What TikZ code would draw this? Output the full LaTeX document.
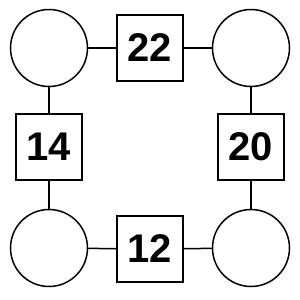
\documentclass[tikz,border=0pt]{standalone}
\usepackage{fontspec}
\setmainfont{Liberation Sans}
\begin{document}
\begin{tikzpicture}[x=1pt,y=-1pt,line width=1.5pt]
	
	% ---- Styles ----
	\tikzset{
		ring/.style={draw, circle, minimum size=77pt, inner sep=0pt},
		box/.style={draw, rectangle, minimum size=66pt, inner sep=0pt,
			font=\fontsize{40}{40}\selectfont\bfseries}
	}
	\useasboundingbox (0,0) rectangle (300,300);
	
	% ---- Corner circles ----
	\foreach \x/\y/\name in {
		49/48/TL,
		251/48/TR,
		49/248/BL,
		251/248/BR}
	{
		\node[ring] (c\name) at (\x,\y) {};
	}
	
	% ---- Boxes with weights ----
	\foreach \x/\y/\name/\label in {
		150/48/T/22,
		49/147/L/14,
		251/147/R/20,
		150/249/B/12}
	{
		\node[box] (b\name) at (\x,\y) {\label};
	}
	
	% ---- Edges ----
	\draw (cTL) -- (bT) -- (cTR);
	\draw (cTL) -- (bL) -- (cBL);
	\draw (cTR) -- (bR) -- (cBR);
	\draw (cBL) -- (bB) -- (cBR);
	
\end{tikzpicture}
\end{document}
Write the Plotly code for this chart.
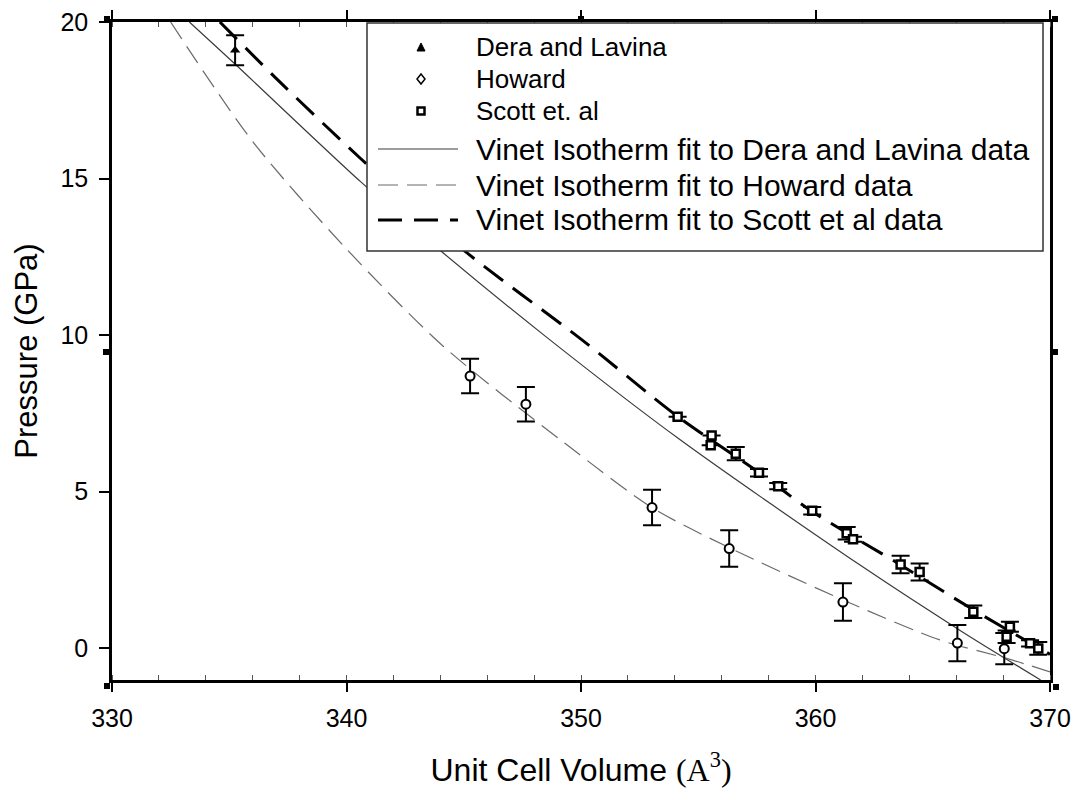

--

REQUIREMENT: Images should not appear in the copy; retype the listing above exactly.

WRITTEN SOLUTION:
What TikZ code would draw this? Output the full LaTeX document.
\documentclass[tikz,border=0pt]{standalone}
\usepackage{fontspec}
\setmainfont{Liberation Sans}
\begin{document}
\begin{tikzpicture}[x=1pt,y=-1pt,line width=1.5pt]
	
	% ---- Styles ----
	\tikzset{
		ring/.style={draw, circle, minimum size=77pt, inner sep=0pt},
		box/.style={draw, rectangle, minimum size=66pt, inner sep=0pt,
			font=\fontsize{40}{40}\selectfont\bfseries}
	}
	\useasboundingbox (0,0) rectangle (300,300);
	
	% ---- Corner circles ----
	\foreach \x/\y/\name in {
		49/48/TL,
		251/48/TR,
		49/248/BL,
		251/248/BR}
	{
		\node[ring] (c\name) at (\x,\y) {};
	}
	
	% ---- Boxes with weights ----
	\foreach \x/\y/\name/\label in {
		150/48/T/22,
		49/147/L/14,
		251/147/R/20,
		150/249/B/12}
	{
		\node[box] (b\name) at (\x,\y) {\label};
	}
	
	% ---- Edges ----
	\draw (cTL) -- (bT) -- (cTR);
	\draw (cTL) -- (bL) -- (cBL);
	\draw (cTR) -- (bR) -- (cBR);
	\draw (cBL) -- (bB) -- (cBR);
	
\end{tikzpicture}
\end{document}
Write the Plotly code for this chart.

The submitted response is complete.